-- Information shown start --

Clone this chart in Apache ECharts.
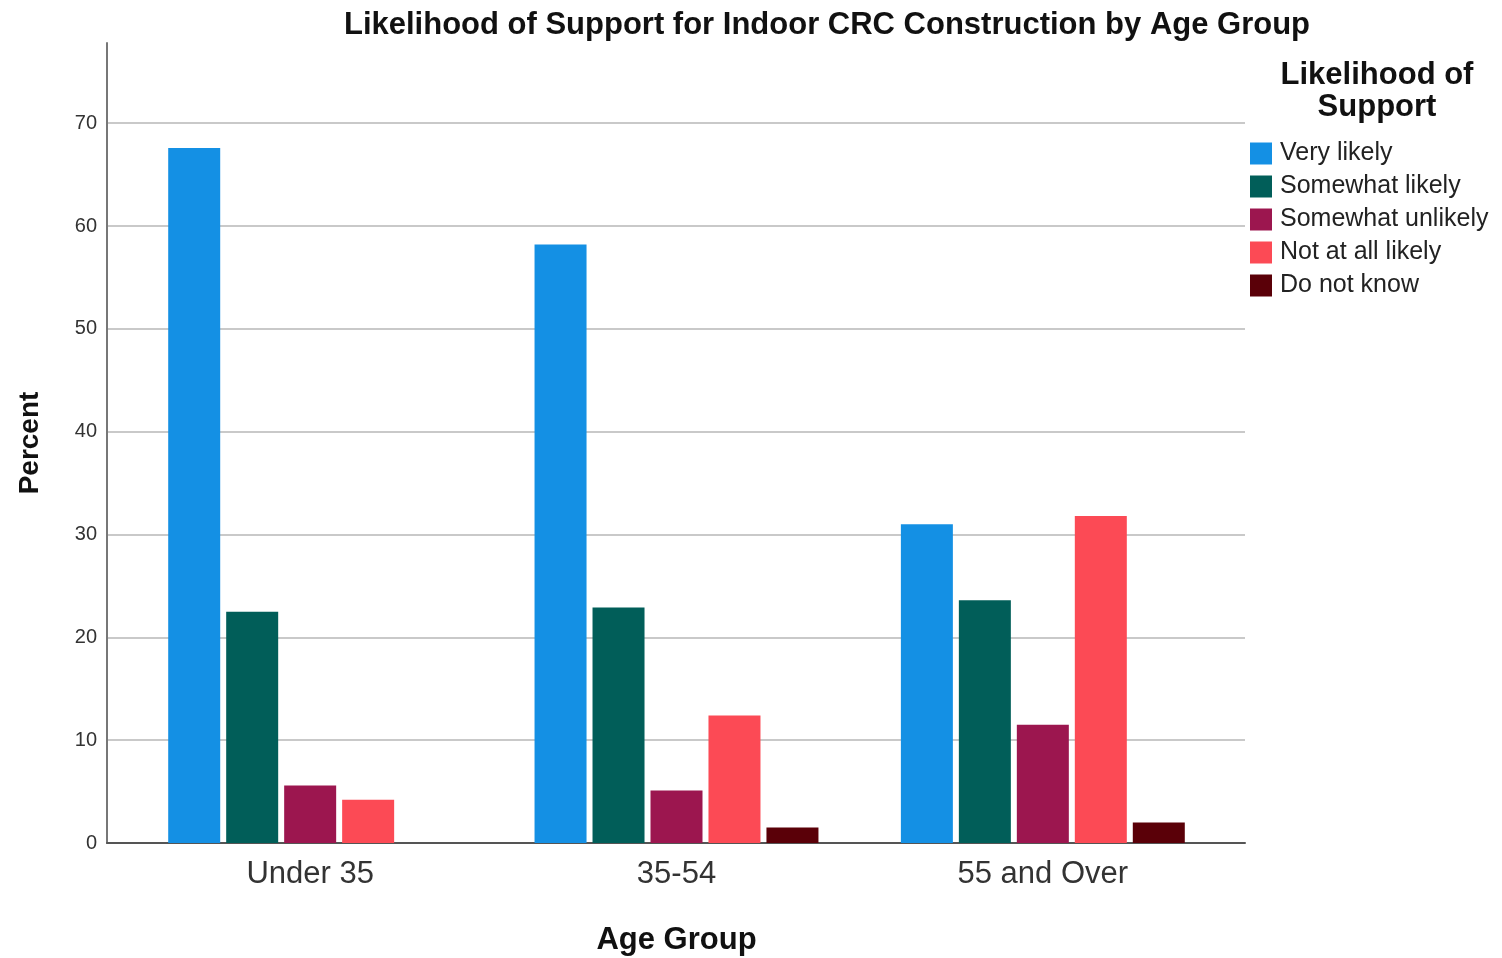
<!DOCTYPE html>
<html><head><meta charset="utf-8">
<script src="https://cdn.jsdelivr.net/npm/echarts@6/dist/echarts.min.js"></script>
<style>html,body{margin:0;padding:0;background:#fff}#c{width:1502px;height:958px}</style>
</head><body><div id="c"></div>
<script>
const categories = ['Under 35', '35-54', '55 and Over'];
const seriesNames = ['Very likely', 'Somewhat likely', 'Somewhat unlikely', 'Not at all likely', 'Do not know'];
const veryLikely = [67.6, 58.2, 31.0];
const somewhatLikely = [22.5, 22.9, 23.6];
const somewhatUnlikely = [5.6, 5.1, 11.5];
const notAtAllLikely = [4.2, 12.4, 31.8];
const doNotKnow = [null, 1.5, 2.0];
const colors = ['#1490E4', '#015E59', '#9C164F', '#FC4A55', '#5A0008'];
const yMax = 77.8;

const values = [veryLikely, somewhatLikely, somewhatUnlikely, notAtAllLikely, doNotKnow];
const font = 'Liberation Sans, Arial, sans-serif';

const chart = echarts.init(document.getElementById('c'));
chart.setOption({
  animation: false,
  color: colors,
  title: [
    {text: 'Likelihood of Support for Indoor CRC Construction by Age Group', left: 822, top: 5, textAlign: 'center',
     textStyle: {fontFamily: font, fontWeight: 'bold', fontSize: 31, color: '#111'}},
    {text: 'Likelihood of\nSupport', left: 1372, top: 54, textAlign: 'center',
     textStyle: {fontFamily: font, fontWeight: 'bold', fontSize: 31, lineHeight: 32, color: '#111'}}
  ],
  legend: {
    orient: 'vertical', left: 1250, top: 141, itemWidth: 22, itemHeight: 22, itemGap: 8, padding: 0,
    icon: 'rect', data: seriesNames,
    textStyle: {fontFamily: font, fontSize: 25, color: '#222', padding: [0,0,0,3]}
  },
  grid: [
    {left: 127, right: 276, top: 43, bottom: 115, outerBoundsMode: 'none'},
    {left: 107, right: 257, top: 43, bottom: 115, outerBoundsMode: 'none'}
  ],
  xAxis: [
    {type: 'category', gridIndex: 0, data: categories,
     axisLine: {show: false}, axisTick: {show: false},
     axisLabel: {fontFamily: font, fontSize: 31, color: '#333', margin: 16},
     name: 'Age Group', nameLocation: 'middle', nameGap: 82, nameMoveOverlap: false,
     nameTextStyle: {fontFamily: font, fontWeight: 'bold', fontSize: 31, color: '#111'}},
    {type: 'value', gridIndex: 1, min: 0, max: 1, show: true,
     axisLine: {show: true, onZero: false, lineStyle: {color: '#555', width: 2}},
     axisTick: {show: false}, axisLabel: {show: false}, splitLine: {show: false}}
  ],
  yAxis: [
    {type: 'value', gridIndex: 0, min: 0, max: yMax, show: false, splitLine: {show: false}},
    {type: 'value', gridIndex: 1, min: 0, max: yMax, interval: 10,
     axisLine: {show: true, lineStyle: {color: '#777', width: 2}},
     axisTick: {show: false},
     axisLabel: {fontFamily: font, fontSize: 20, color: '#333', margin: 10, showMaxLabel: false},
     splitLine: {show: true, showMaxLine: false, lineStyle: {color: '#c9c9c9', width: 2}},
     name: 'Percent', nameLocation: 'middle', nameGap: 63, nameRotate: 90, nameMoveOverlap: false,
     nameTextStyle: {fontFamily: font, fontWeight: 'bold', fontSize: 28, color: '#111'}}
  ],
  series: seriesNames.map((n, i) => ({
    name: n, type: 'bar', xAxisIndex: 0, yAxisIndex: 0,
    data: values[i], barWidth: 52, barGap: '11.5%',
    itemStyle: {color: colors[i]}
  }))
});
</script></body></html>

-- Information shown end --

#### [What the exercise asks]
Set down all the data again exactly as above, pictures excluded.

#### [Finished exercise]
Clone this chart in Apache ECharts.
<!DOCTYPE html>
<html><head><meta charset="utf-8">
<script src="https://cdn.jsdelivr.net/npm/echarts@6/dist/echarts.min.js"></script>
<style>html,body{margin:0;padding:0;background:#fff}#c{width:1502px;height:958px}</style>
</head><body><div id="c"></div>
<script>
const categories = ['Under 35', '35-54', '55 and Over'];
const seriesNames = ['Very likely', 'Somewhat likely', 'Somewhat unlikely', 'Not at all likely', 'Do not know'];
const veryLikely = [67.6, 58.2, 31.0];
const somewhatLikely = [22.5, 22.9, 23.6];
const somewhatUnlikely = [5.6, 5.1, 11.5];
const notAtAllLikely = [4.2, 12.4, 31.8];
const doNotKnow = [null, 1.5, 2.0];
const colors = ['#1490E4', '#015E59', '#9C164F', '#FC4A55', '#5A0008'];
const yMax = 77.8;

const values = [veryLikely, somewhatLikely, somewhatUnlikely, notAtAllLikely, doNotKnow];
const font = 'Liberation Sans, Arial, sans-serif';

const chart = echarts.init(document.getElementById('c'));
chart.setOption({
  animation: false,
  color: colors,
  title: [
    {text: 'Likelihood of Support for Indoor CRC Construction by Age Group', left: 822, top: 5, textAlign: 'center',
     textStyle: {fontFamily: font, fontWeight: 'bold', fontSize: 31, color: '#111'}},
    {text: 'Likelihood of\nSupport', left: 1372, top: 54, textAlign: 'center',
     textStyle: {fontFamily: font, fontWeight: 'bold', fontSize: 31, lineHeight: 32, color: '#111'}}
  ],
  legend: {
    orient: 'vertical', left: 1250, top: 141, itemWidth: 22, itemHeight: 22, itemGap: 8, padding: 0,
    icon: 'rect', data: seriesNames,
    textStyle: {fontFamily: font, fontSize: 25, color: '#222', padding: [0,0,0,3]}
  },
  grid: [
    {left: 127, right: 276, top: 43, bottom: 115, outerBoundsMode: 'none'},
    {left: 107, right: 257, top: 43, bottom: 115, outerBoundsMode: 'none'}
  ],
  xAxis: [
    {type: 'category', gridIndex: 0, data: categories,
     axisLine: {show: false}, axisTick: {show: false},
     axisLabel: {fontFamily: font, fontSize: 31, color: '#333', margin: 16},
     name: 'Age Group', nameLocation: 'middle', nameGap: 82, nameMoveOverlap: false,
     nameTextStyle: {fontFamily: font, fontWeight: 'bold', fontSize: 31, color: '#111'}},
    {type: 'value', gridIndex: 1, min: 0, max: 1, show: true,
     axisLine: {show: true, onZero: false, lineStyle: {color: '#555', width: 2}},
     axisTick: {show: false}, axisLabel: {show: false}, splitLine: {show: false}}
  ],
  yAxis: [
    {type: 'value', gridIndex: 0, min: 0, max: yMax, show: false, splitLine: {show: false}},
    {type: 'value', gridIndex: 1, min: 0, max: yMax, interval: 10,
     axisLine: {show: true, lineStyle: {color: '#777', width: 2}},
     axisTick: {show: false},
     axisLabel: {fontFamily: font, fontSize: 20, color: '#333', margin: 10, showMaxLabel: false},
     splitLine: {show: true, showMaxLine: false, lineStyle: {color: '#c9c9c9', width: 2}},
     name: 'Percent', nameLocation: 'middle', nameGap: 63, nameRotate: 90, nameMoveOverlap: false,
     nameTextStyle: {fontFamily: font, fontWeight: 'bold', fontSize: 28, color: '#111'}}
  ],
  series: seriesNames.map((n, i) => ({
    name: n, type: 'bar', xAxisIndex: 0, yAxisIndex: 0,
    data: values[i], barWidth: 52, barGap: '11.5%',
    itemStyle: {color: colors[i]}
  }))
});
</script></body></html>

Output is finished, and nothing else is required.